--- Start of DATA PROVIDED ---
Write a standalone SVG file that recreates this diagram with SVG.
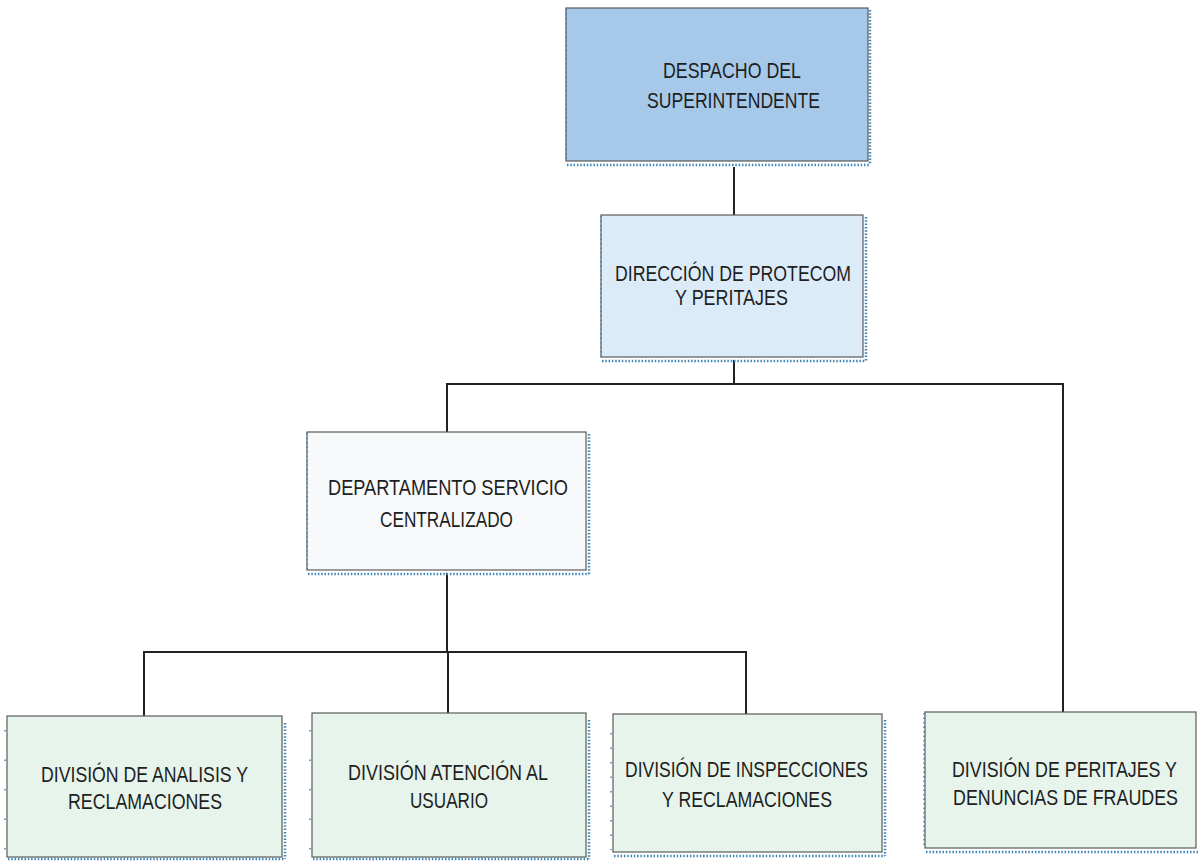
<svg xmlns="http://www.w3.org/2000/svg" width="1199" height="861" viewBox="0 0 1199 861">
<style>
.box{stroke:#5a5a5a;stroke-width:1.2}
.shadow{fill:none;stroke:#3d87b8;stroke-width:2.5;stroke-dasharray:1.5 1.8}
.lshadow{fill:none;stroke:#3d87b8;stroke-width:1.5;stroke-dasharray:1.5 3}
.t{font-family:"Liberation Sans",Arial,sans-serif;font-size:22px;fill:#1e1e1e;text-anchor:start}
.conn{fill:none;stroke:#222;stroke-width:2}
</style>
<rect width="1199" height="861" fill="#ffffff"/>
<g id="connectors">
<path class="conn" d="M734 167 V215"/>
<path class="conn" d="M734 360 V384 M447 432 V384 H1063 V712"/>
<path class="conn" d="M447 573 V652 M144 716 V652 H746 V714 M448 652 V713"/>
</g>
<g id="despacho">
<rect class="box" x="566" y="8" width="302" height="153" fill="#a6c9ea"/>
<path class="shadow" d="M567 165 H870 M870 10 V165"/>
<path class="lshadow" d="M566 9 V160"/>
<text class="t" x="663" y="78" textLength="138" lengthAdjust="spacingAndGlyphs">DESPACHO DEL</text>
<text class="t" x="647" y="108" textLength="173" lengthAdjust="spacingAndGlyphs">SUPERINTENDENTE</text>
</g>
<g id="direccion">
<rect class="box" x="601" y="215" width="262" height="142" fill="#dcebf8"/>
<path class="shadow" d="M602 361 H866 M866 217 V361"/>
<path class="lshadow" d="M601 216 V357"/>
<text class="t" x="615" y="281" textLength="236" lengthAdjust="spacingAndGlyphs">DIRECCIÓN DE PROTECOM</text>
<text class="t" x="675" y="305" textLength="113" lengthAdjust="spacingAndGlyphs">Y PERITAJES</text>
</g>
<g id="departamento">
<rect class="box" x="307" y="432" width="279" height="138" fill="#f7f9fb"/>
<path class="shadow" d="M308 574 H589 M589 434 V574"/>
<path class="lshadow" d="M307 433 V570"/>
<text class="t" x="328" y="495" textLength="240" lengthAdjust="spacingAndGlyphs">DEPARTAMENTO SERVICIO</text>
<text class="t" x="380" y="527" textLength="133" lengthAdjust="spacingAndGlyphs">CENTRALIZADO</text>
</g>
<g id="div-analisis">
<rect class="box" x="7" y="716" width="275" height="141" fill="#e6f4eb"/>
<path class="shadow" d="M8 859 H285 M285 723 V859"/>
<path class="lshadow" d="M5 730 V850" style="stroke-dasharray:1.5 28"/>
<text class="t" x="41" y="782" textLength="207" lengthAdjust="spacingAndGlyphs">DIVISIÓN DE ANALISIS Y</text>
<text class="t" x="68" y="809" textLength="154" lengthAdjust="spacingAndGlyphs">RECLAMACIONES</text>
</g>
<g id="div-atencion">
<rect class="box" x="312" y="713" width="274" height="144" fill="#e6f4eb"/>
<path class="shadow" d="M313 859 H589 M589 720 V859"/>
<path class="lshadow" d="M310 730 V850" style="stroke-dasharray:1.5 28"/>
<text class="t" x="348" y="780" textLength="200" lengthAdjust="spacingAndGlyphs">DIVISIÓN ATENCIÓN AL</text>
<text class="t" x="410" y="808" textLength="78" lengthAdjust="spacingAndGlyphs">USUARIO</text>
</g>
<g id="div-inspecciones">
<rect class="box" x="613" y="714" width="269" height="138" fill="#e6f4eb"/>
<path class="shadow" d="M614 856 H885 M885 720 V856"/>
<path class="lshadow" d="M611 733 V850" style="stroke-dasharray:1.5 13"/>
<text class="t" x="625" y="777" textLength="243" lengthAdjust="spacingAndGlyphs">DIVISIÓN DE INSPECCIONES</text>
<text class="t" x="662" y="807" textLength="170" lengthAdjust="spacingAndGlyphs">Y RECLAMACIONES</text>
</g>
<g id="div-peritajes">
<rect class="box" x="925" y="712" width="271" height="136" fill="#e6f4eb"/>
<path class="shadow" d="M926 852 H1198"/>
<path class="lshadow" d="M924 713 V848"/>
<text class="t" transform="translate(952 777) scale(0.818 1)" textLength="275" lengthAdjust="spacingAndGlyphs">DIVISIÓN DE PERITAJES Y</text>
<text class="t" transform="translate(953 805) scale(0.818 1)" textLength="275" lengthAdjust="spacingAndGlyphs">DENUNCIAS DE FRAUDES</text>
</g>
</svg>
--- End of DATA PROVIDED ---
> TASK STATEMENT: Quote the material exactly. Pictures stay out.

> EXERCISE SOLUTION:
Write a standalone SVG file that recreates this diagram with SVG.
<svg xmlns="http://www.w3.org/2000/svg" width="1199" height="861" viewBox="0 0 1199 861">
<style>
.box{stroke:#5a5a5a;stroke-width:1.2}
.shadow{fill:none;stroke:#3d87b8;stroke-width:2.5;stroke-dasharray:1.5 1.8}
.lshadow{fill:none;stroke:#3d87b8;stroke-width:1.5;stroke-dasharray:1.5 3}
.t{font-family:"Liberation Sans",Arial,sans-serif;font-size:22px;fill:#1e1e1e;text-anchor:start}
.conn{fill:none;stroke:#222;stroke-width:2}
</style>
<rect width="1199" height="861" fill="#ffffff"/>
<g id="connectors">
<path class="conn" d="M734 167 V215"/>
<path class="conn" d="M734 360 V384 M447 432 V384 H1063 V712"/>
<path class="conn" d="M447 573 V652 M144 716 V652 H746 V714 M448 652 V713"/>
</g>
<g id="despacho">
<rect class="box" x="566" y="8" width="302" height="153" fill="#a6c9ea"/>
<path class="shadow" d="M567 165 H870 M870 10 V165"/>
<path class="lshadow" d="M566 9 V160"/>
<text class="t" x="663" y="78" textLength="138" lengthAdjust="spacingAndGlyphs">DESPACHO DEL</text>
<text class="t" x="647" y="108" textLength="173" lengthAdjust="spacingAndGlyphs">SUPERINTENDENTE</text>
</g>
<g id="direccion">
<rect class="box" x="601" y="215" width="262" height="142" fill="#dcebf8"/>
<path class="shadow" d="M602 361 H866 M866 217 V361"/>
<path class="lshadow" d="M601 216 V357"/>
<text class="t" x="615" y="281" textLength="236" lengthAdjust="spacingAndGlyphs">DIRECCIÓN DE PROTECOM</text>
<text class="t" x="675" y="305" textLength="113" lengthAdjust="spacingAndGlyphs">Y PERITAJES</text>
</g>
<g id="departamento">
<rect class="box" x="307" y="432" width="279" height="138" fill="#f7f9fb"/>
<path class="shadow" d="M308 574 H589 M589 434 V574"/>
<path class="lshadow" d="M307 433 V570"/>
<text class="t" x="328" y="495" textLength="240" lengthAdjust="spacingAndGlyphs">DEPARTAMENTO SERVICIO</text>
<text class="t" x="380" y="527" textLength="133" lengthAdjust="spacingAndGlyphs">CENTRALIZADO</text>
</g>
<g id="div-analisis">
<rect class="box" x="7" y="716" width="275" height="141" fill="#e6f4eb"/>
<path class="shadow" d="M8 859 H285 M285 723 V859"/>
<path class="lshadow" d="M5 730 V850" style="stroke-dasharray:1.5 28"/>
<text class="t" x="41" y="782" textLength="207" lengthAdjust="spacingAndGlyphs">DIVISIÓN DE ANALISIS Y</text>
<text class="t" x="68" y="809" textLength="154" lengthAdjust="spacingAndGlyphs">RECLAMACIONES</text>
</g>
<g id="div-atencion">
<rect class="box" x="312" y="713" width="274" height="144" fill="#e6f4eb"/>
<path class="shadow" d="M313 859 H589 M589 720 V859"/>
<path class="lshadow" d="M310 730 V850" style="stroke-dasharray:1.5 28"/>
<text class="t" x="348" y="780" textLength="200" lengthAdjust="spacingAndGlyphs">DIVISIÓN ATENCIÓN AL</text>
<text class="t" x="410" y="808" textLength="78" lengthAdjust="spacingAndGlyphs">USUARIO</text>
</g>
<g id="div-inspecciones">
<rect class="box" x="613" y="714" width="269" height="138" fill="#e6f4eb"/>
<path class="shadow" d="M614 856 H885 M885 720 V856"/>
<path class="lshadow" d="M611 733 V850" style="stroke-dasharray:1.5 13"/>
<text class="t" x="625" y="777" textLength="243" lengthAdjust="spacingAndGlyphs">DIVISIÓN DE INSPECCIONES</text>
<text class="t" x="662" y="807" textLength="170" lengthAdjust="spacingAndGlyphs">Y RECLAMACIONES</text>
</g>
<g id="div-peritajes">
<rect class="box" x="925" y="712" width="271" height="136" fill="#e6f4eb"/>
<path class="shadow" d="M926 852 H1198"/>
<path class="lshadow" d="M924 713 V848"/>
<text class="t" transform="translate(952 777) scale(0.818 1)" textLength="275" lengthAdjust="spacingAndGlyphs">DIVISIÓN DE PERITAJES Y</text>
<text class="t" transform="translate(953 805) scale(0.818 1)" textLength="275" lengthAdjust="spacingAndGlyphs">DENUNCIAS DE FRAUDES</text>
</g>
</svg>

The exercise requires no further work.